- Directive
Write out every line exactly, from the start of the records below to the line with "import matplotlib.pyplot as plt", and stop there. Don't write out the pictures.

- Data rows

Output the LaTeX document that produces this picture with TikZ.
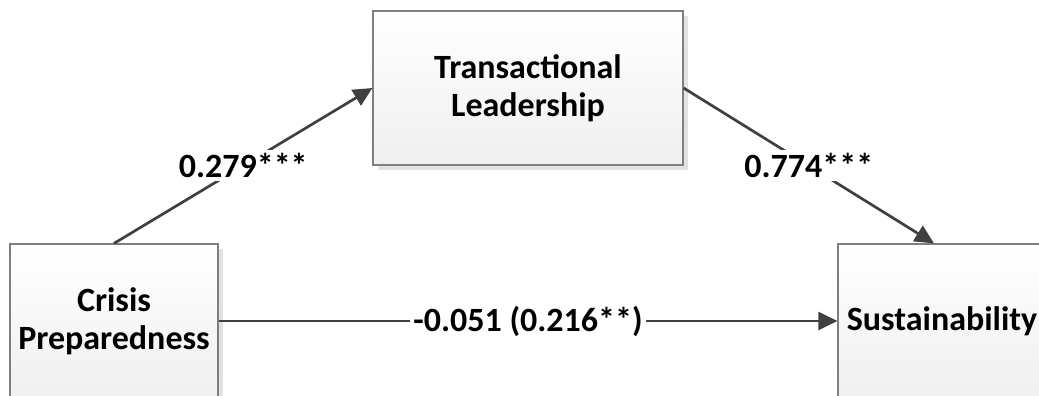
\documentclass[tikz,border=0pt]{standalone}
\usepackage{fontspec}
\setmainfont{Carlito}
\usetikzlibrary{arrows.meta,positioning,shadows}
\definecolor{BoxLine}{HTML}{7F7F7F}
\definecolor{ArrowGray}{HTML}{404040}
\definecolor{ShadowGray}{HTML}{E2E2E2}

\begin{document}
\begin{tikzpicture}[x=1pt,y=-1pt,
  var/.style={draw=BoxLine, line width=1.2pt, top color=white, bottom color=black!6, general shadow={fill=ShadowGray, shadow xshift=5pt, shadow yshift=-5pt}, minimum height=154pt, align=center, font=\fontsize{34}{38}\selectfont\bfseries, inner sep=0pt},
  arr/.style={-{Triangle[length=19pt,width=18pt]}, line width=2.7pt, ArrowGray},
  coef/.style={fill=white, text=black, inner sep=3pt, font=\fontsize{34}{38}\selectfont\bfseries}
]
\useasboundingbox (0,0) rectangle (1039,396);
\node[var, minimum width=208pt] (crisis) at (114,321) {Crisis\\Preparedness};
\node[var, minimum width=310pt] (trans) at (528,88) {Transactional\\Leadership};
\node[var, minimum width=208pt] (sust) at (942,321) {Sustainability};
\draw[arr] (crisis.north) -- node[coef] {0.279***} (trans.west);
\draw[arr] (trans.east) -- node[coef] {0.774***} ([xshift=-8pt]sust.north);
\draw[arr] (crisis.east) -- node[coef] {-0.051 (0.216**)} (sust.west);
\end{tikzpicture}
\end{document}
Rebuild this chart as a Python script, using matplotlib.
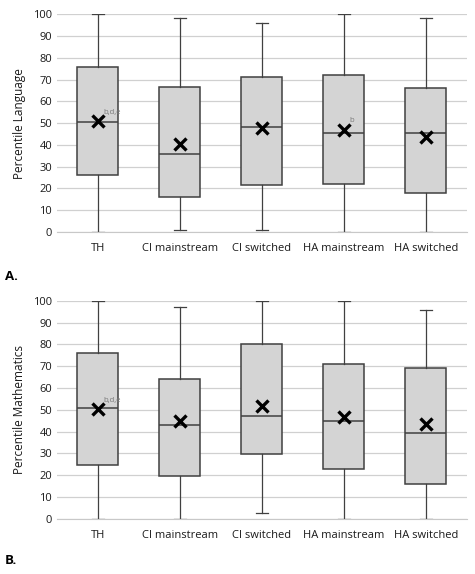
import matplotlib
matplotlib.use("Agg")
import matplotlib.pyplot as plt

plt.rcParams["font.family"] = ["Open Sans", "DejaVu Sans"]

groups = ["TH", "CI mainstream", "CI switched", "HA mainstream", "HA switched"]

# panel A - language
lang_lo = [0, 1, 1, 0, 0]
lang_q1 = [26, 16, 21.5, 22, 18]
lang_med = [50.5, 36, 48, 45.5, 45.5]
lang_q3 = [76, 66.5, 71, 72, 66]
lang_hi = [100, 98.5, 96, 100, 98.5]
lang_mean = [50.8, 40.5, 47.8, 47, 43.6]
lang_notes = ["b,d,e", "", "", "b", ""]

# panel B - mathematics
math_lo = [0, 0, 2.5, 0, 0]
math_q1 = [24.8, 19.7, 29.7, 22.8, 15.8]
math_med = [50.8, 43, 47, 44.7, 39.5]
math_q3 = [76, 64, 80, 71, 69]
math_hi = [100, 97, 100, 100, 96]
math_mean = [50.3, 44.7, 51.8, 46.7, 43.6]
math_notes = ["b,d,e", "", "", "", ""]


def panel(ax, lo, q1, med, q3, hi, mean, notes, ylabel):
    stats = []
    for i in range(len(groups)):
        stats.append(dict(whislo=lo[i], q1=q1[i], med=med[i], q3=q3[i],
                          whishi=hi[i], mean=mean[i], label=groups[i]))
    ec = "#404040"
    ax.bxp(stats, widths=0.5, showmeans=True, showfliers=False, patch_artist=True,
           boxprops=dict(facecolor="#d4d4d4", edgecolor=ec, linewidth=1.1),
           medianprops=dict(color=ec, linewidth=1.1),
           whiskerprops=dict(color=ec, linewidth=0.9),
           capprops=dict(color=ec, linewidth=0.9),
           capwidths=0.14,
           meanprops=dict(marker="x", markeredgecolor="black", markersize=8,
                          markeredgewidth=2.4))
    for i, t in enumerate(notes):
        if t:
            ax.text(i + 1.07, mean[i] + 2.5, t, fontsize=5.5, color="#777777",
                    ha="left", va="bottom")
    ax.set_ylim(0, 100)
    ax.set_xlim(0.5, 5.5)
    ax.set_yticks(range(0, 101, 10))
    ax.yaxis.grid(True, color="#d0d0d0", linewidth=0.9)
    ax.set_axisbelow(True)
    for s in ["top", "right", "left"]:
        ax.spines[s].set_visible(False)
    ax.spines["bottom"].set_color("#c8c8c8")
    ax.tick_params(axis="both", length=0, labelsize=8, colors="#1a1a1a")
    ax.tick_params(axis="x", pad=8)
    ax.set_ylabel(ylabel, fontsize=8.5, color="#1a1a1a", labelpad=5)


fig = plt.figure(figsize=(4.75, 5.74), dpi=100)
axA = fig.add_axes([0.12, 0.596, 0.863, 0.379])
axB = fig.add_axes([0.12, 0.096, 0.863, 0.380])
panel(axA, lang_lo, lang_q1, lang_med, lang_q3, lang_hi, lang_mean, lang_notes,
      "Percentile Language")
panel(axB, math_lo, math_q1, math_med, math_q3, math_hi, math_mean, math_notes,
      "Percentile Mathematics")

fig.text(0.01, 1 - 277 / 574, "A.", fontsize=9.5, fontweight="bold", va="center")
fig.text(0.01, 1 - 561 / 574, "B.", fontsize=9.5, fontweight="bold", va="center")

fig.savefig("out.png", dpi=100, facecolor="white")
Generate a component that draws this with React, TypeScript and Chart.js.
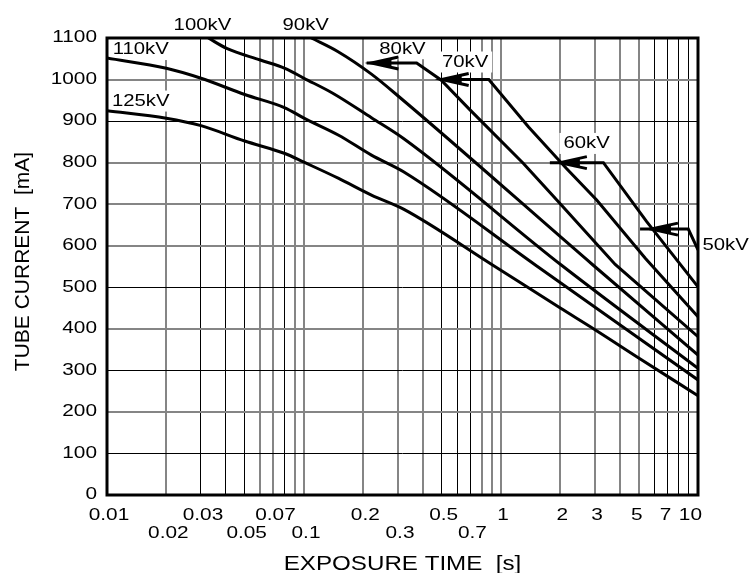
import React, { useEffect, useRef } from "react";
import { Chart, registerables } from "chart.js";

Chart.register(...registerables);

// ---------- axis values ----------
const xGridTicks = [
  0.01, 0.02, 0.03, 0.04, 0.05, 0.06, 0.07, 0.08, 0.09,
  0.1, 0.2, 0.3, 0.4, 0.5, 0.6, 0.7, 0.8, 0.9,
  1, 2, 3, 4, 5, 6, 7, 8, 9, 10,
];
const xTopLabels = ["0.01", "0.03", "0.07", "0.2", "0.5", "1", "2", "3", "5", "7", "10"];
const xBottomLabels = ["0.02", "0.05", "0.1", "0.3", "0.7"];
const yTickValues = [0, 100, 200, 300, 400, 500, 600, 700, 800, 900, 1000, 1100];
const darkXGrid = [0.03, 0.04, 0.05, 0.08, 0.5, 0.6, 0.7, 6, 7, 8, 9];
const darkYGrid = [100, 300, 500, 900];

const xTitle = "EXPOSURE TIME  [s]";
const yTitle = "TUBE CURRENT  [mA]";

// ---------- series (exposure time [s], tube current [mA]) ----------
const kv125Time = [0.01, 0.02, 0.03, 0.05, 0.08, 0.1, 0.15, 0.22, 0.32, 0.91, 2, 3, 5, 10];
const kv125Current = [925, 907, 889, 852, 822, 801, 762, 722, 688, 553, 450, 398, 330, 239];

const kv110Time = [0.01, 0.02, 0.03, 0.05, 0.08, 0.1, 0.15, 0.22, 0.32, 1.5, 10];
const kv110Current = [1052, 1027, 1003, 964, 932, 907, 866, 818, 778, 553, 277];

const kv100Time = [0.0327, 0.0405, 0.06, 0.08, 0.1, 0.14, 0.22, 0.32, 2.03, 10];
const kv100Current = [1100, 1075, 1047, 1027, 1003, 967, 908, 858, 553, 305];

const kv90Time = [0.109, 0.149, 0.22, 0.31, 2.94, 10];
const kv90Current = [1100, 1067, 1013, 955, 553, 337];

const kv80Time = [0.208, 0.373, 0.496, 0.696, 1.3, 1.92, 3.8, 10];
const kv80Current = [1040, 1040, 999, 927, 798, 710, 555, 381];

const kv70Time = [0.496, 0.867, 1.38, 2.15, 3.06, 5.4, 10];
const kv70Current = [1000, 1000, 886, 786, 710, 570, 429];

const kv60Time = [1.77, 3.31, 5.49, 10];
const kv60Current = [800, 800, 658, 501];

const kv50Time = [5.08, 8.93, 10];
const kv50Current = [640, 640, 590];

const seriesNames = ["125kV", "110kV", "100kV", "90kV", "80kV", "70kV", "60kV", "50kV"];
const seriesTimes = [kv125Time, kv110Time, kv100Time, kv90Time, kv80Time, kv70Time, kv60Time, kv50Time];
const seriesCurrents = [kv125Current, kv110Current, kv100Current, kv90Current, kv80Current, kv70Current, kv60Current, kv50Current];
const smoothSeries = ["125kV", "110kV", "100kV", "90kV"];

// arrows on the flat (current-limited) parts
const arrowSeries = ["80kV", "70kV", "60kV", "50kV"];
const arrowTipTime = [0.22, 0.5, 1.99, 5.77];

// kV labels anchored in data units
const labelText = ["100kV", "90kV", "110kV", "125kV", "80kV", "70kV", "60kV", "50kV"];
const labelTime = [0.0305, 0.102, 0.01484, 0.01484, 0.316, 0.657, 2.72, 13.8];
const labelCurrent = [1131, 1131, 1071, 947, 1073, 1041, 845, 600];
const labelBoxed = [false, false, true, true, true, true, true, false];

const FONT = '"Liberation Sans", Arial, Helvetica, sans-serif';

function drawStretched(ctx: CanvasRenderingContext2D, text: string, x: number, y: number, sx: number, align: CanvasTextAlign) {
  ctx.save();
  ctx.translate(x, y);
  ctx.scale(sx, 1);
  ctx.textAlign = align;
  ctx.fillText(text, 0, 0);
  ctx.restore();
}

const decorPlugin = {
  id: "decor",
  beforeDatasetsDraw(chart: any) {
    const ctx: CanvasRenderingContext2D = chart.ctx;
    const xs = chart.scales.x;
    const ys = chart.scales.y;
    ctx.save();
    ctx.font = `16px ${FONT}`;
    ctx.textBaseline = "middle";
    labelText.forEach((t, i) => {
      const px = xs.getPixelForValue(labelTime[i]);
      const py = ys.getPixelForValue(labelCurrent[i]);
      const w = ctx.measureText(t).width * 1.27;
      if (labelBoxed[i]) {
        ctx.fillStyle = "#ffffff";
        ctx.fillRect(px - w / 2 - 4, py - 11, w + 8, 21);
      }
    });
    ctx.restore();
  },
  afterDatasetsDraw(chart: any) {
    const ctx: CanvasRenderingContext2D = chart.ctx;
    const xs = chart.scales.x;
    const ys = chart.scales.y;
    const area = chart.chartArea;

    // arrow heads
    ctx.save();
    ctx.strokeStyle = "#000";
    ctx.fillStyle = "#000";
    ctx.lineWidth = 3;
    ctx.lineJoin = "miter";
    arrowSeries.forEach((name, i) => {
      const idx = seriesNames.indexOf(name);
      const level = seriesCurrents[idx][0];
      const tip = xs.getPixelForValue(arrowTipTime[i]);
      const py = ys.getPixelForValue(level);
      ctx.beginPath();
      ctx.moveTo(tip + 27, py - 6);
      ctx.lineTo(tip, py);
      ctx.lineTo(tip + 27, py + 6);
      ctx.stroke();
      ctx.beginPath();
      ctx.moveTo(tip, py);
      ctx.lineTo(tip + 20, py - 4);
      ctx.lineTo(tip + 20, py + 4);
      ctx.closePath();
      ctx.fill();
    });
    ctx.restore();

    // frame
    ctx.save();
    ctx.strokeStyle = "#000";
    ctx.lineWidth = 3;
    ctx.strokeRect(area.left, area.top, area.right - area.left, area.bottom - area.top);
    ctx.restore();

    // kV labels
    ctx.save();
    ctx.fillStyle = "#000";
    ctx.font = `16px ${FONT}`;
    ctx.textBaseline = "middle";
    labelText.forEach((t, i) => {
      const px = xs.getPixelForValue(labelTime[i]);
      const py = ys.getPixelForValue(labelCurrent[i]);
      drawStretched(ctx, t, px, py, 1.27, "center");
    });
    ctx.restore();

    // y tick labels
    ctx.save();
    ctx.fillStyle = "#000";
    ctx.font = `16px ${FONT}`;
    ctx.textBaseline = "middle";
    yTickValues.forEach((v) => {
      drawStretched(ctx, String(v), area.left - 10, ys.getPixelForValue(v), 1.3, "right");
    });
    // x tick labels (two rows)
    ctx.textBaseline = "alphabetic";
    const placeX = (label: string, baseY: number) => {
      const value = parseFloat(label);
      const px = xs.getPixelForValue(value);
      const w = ctx.measureText(label).width * 1.3;
      let cx = value >= 5 ? px - 2 : px + 2;
      if (cx + w / 2 > area.right + 4) cx = area.right + 4 - w / 2;
      drawStretched(ctx, label, cx, baseY, 1.3, "center");
    };
    xTopLabels.forEach((l) => placeX(l, area.bottom + 25));
    xBottomLabels.forEach((l) => placeX(l, area.bottom + 43));

    // axis titles
    ctx.font = `21px ${FONT}`;
    drawStretched(ctx, xTitle, (area.left + area.right) / 2, area.bottom + 75, 1.15, "center");
    ctx.save();
    ctx.translate(area.left - 78.5, (area.top + area.bottom) / 2 - 5);
    ctx.rotate(-Math.PI / 2);
    ctx.textAlign = "center";
    ctx.fillText(yTitle, 0, 0);
    ctx.restore();
    ctx.restore();
  },
};

export default function App() {
  const canvasRef = useRef<HTMLCanvasElement | null>(null);

  useEffect(() => {
    const canvas = canvasRef.current;
    if (!canvas) return;
    const datasets = seriesNames.map((name, i) => ({
      label: name,
      data: seriesTimes[i].map((t, j) => ({ x: t, y: seriesCurrents[i][j] })),
      borderColor: "#000",
      backgroundColor: "#000",
      borderWidth: 3,
      pointRadius: 0,
      tension: 0,
      cubicInterpolationMode: smoothSeries.includes(name) ? ("monotone" as const) : ("default" as const),
      fill: false,
      borderJoinStyle: "miter" as const,
    }));

    const chart = new Chart(canvas, {
      type: "line",
      data: { datasets },
      options: {
        animation: false,
        responsive: false,
        devicePixelRatio: 1,
        layout: { padding: { left: 107, top: 38, right: 53, bottom: 78 } },
        plugins: {
          legend: { display: false },
          tooltip: { enabled: false },
          title: { display: false },
        },
        scales: {
          x: {
            type: "logarithmic",
            min: 0.01,
            max: 10,
            afterBuildTicks: (scale: any) => {
              scale.ticks = xGridTicks.map((v) => ({ value: v }));
            },
            ticks: { display: false, autoSkip: false },
            grid: {
              drawTicks: false,
              color: (c: any) => (darkXGrid.includes(c.tick?.value) ? "#000" : "#858585"),
              lineWidth: (c: any) => (darkXGrid.includes(c.tick?.value) ? 1 : 2),
            },
            border: { display: false },
          },
          y: {
            type: "linear",
            min: 0,
            max: 1100,
            afterBuildTicks: (scale: any) => {
              scale.ticks = yTickValues.map((v) => ({ value: v }));
            },
            ticks: { display: false },
            grid: {
              drawTicks: false,
              color: (c: any) => (darkYGrid.includes(c.tick?.value) ? "#000" : "#858585"),
              lineWidth: (c: any) => (darkYGrid.includes(c.tick?.value) ? 1 : 2),
            },
            border: { display: false },
          },
        },
      },
      plugins: [decorPlugin],
    });
    return () => chart.destroy();
  }, []);

  return (
    <div style={{ position: "fixed", left: 0, top: 0, width: 751, height: 573, background: "#fff" }}>
      <canvas ref={canvasRef} width={751} height={573} style={{ display: "block" }} />
    </div>
  );
}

- The solution
Output the LaTeX document that produces this picture with TikZ.
\documentclass[tikz,border=0pt]{standalone}
\usepackage{fontspec}
\setmainfont{Carlito}
\usetikzlibrary{arrows.meta,positioning,shadows}
\definecolor{BoxLine}{HTML}{7F7F7F}
\definecolor{ArrowGray}{HTML}{404040}
\definecolor{ShadowGray}{HTML}{E2E2E2}

\begin{document}
\begin{tikzpicture}[x=1pt,y=-1pt,
  var/.style={draw=BoxLine, line width=1.2pt, top color=white, bottom color=black!6, general shadow={fill=ShadowGray, shadow xshift=5pt, shadow yshift=-5pt}, minimum height=154pt, align=center, font=\fontsize{34}{38}\selectfont\bfseries, inner sep=0pt},
  arr/.style={-{Triangle[length=19pt,width=18pt]}, line width=2.7pt, ArrowGray},
  coef/.style={fill=white, text=black, inner sep=3pt, font=\fontsize{34}{38}\selectfont\bfseries}
]
\useasboundingbox (0,0) rectangle (1039,396);
\node[var, minimum width=208pt] (crisis) at (114,321) {Crisis\\Preparedness};
\node[var, minimum width=310pt] (trans) at (528,88) {Transactional\\Leadership};
\node[var, minimum width=208pt] (sust) at (942,321) {Sustainability};
\draw[arr] (crisis.north) -- node[coef] {0.279***} (trans.west);
\draw[arr] (trans.east) -- node[coef] {0.774***} ([xshift=-8pt]sust.north);
\draw[arr] (crisis.east) -- node[coef] {-0.051 (0.216**)} (sust.west);
\end{tikzpicture}
\end{document}
Rebuild this chart as a Python script, using matplotlib.
import matplotlib
matplotlib.use("Agg")
import matplotlib.pyplot as plt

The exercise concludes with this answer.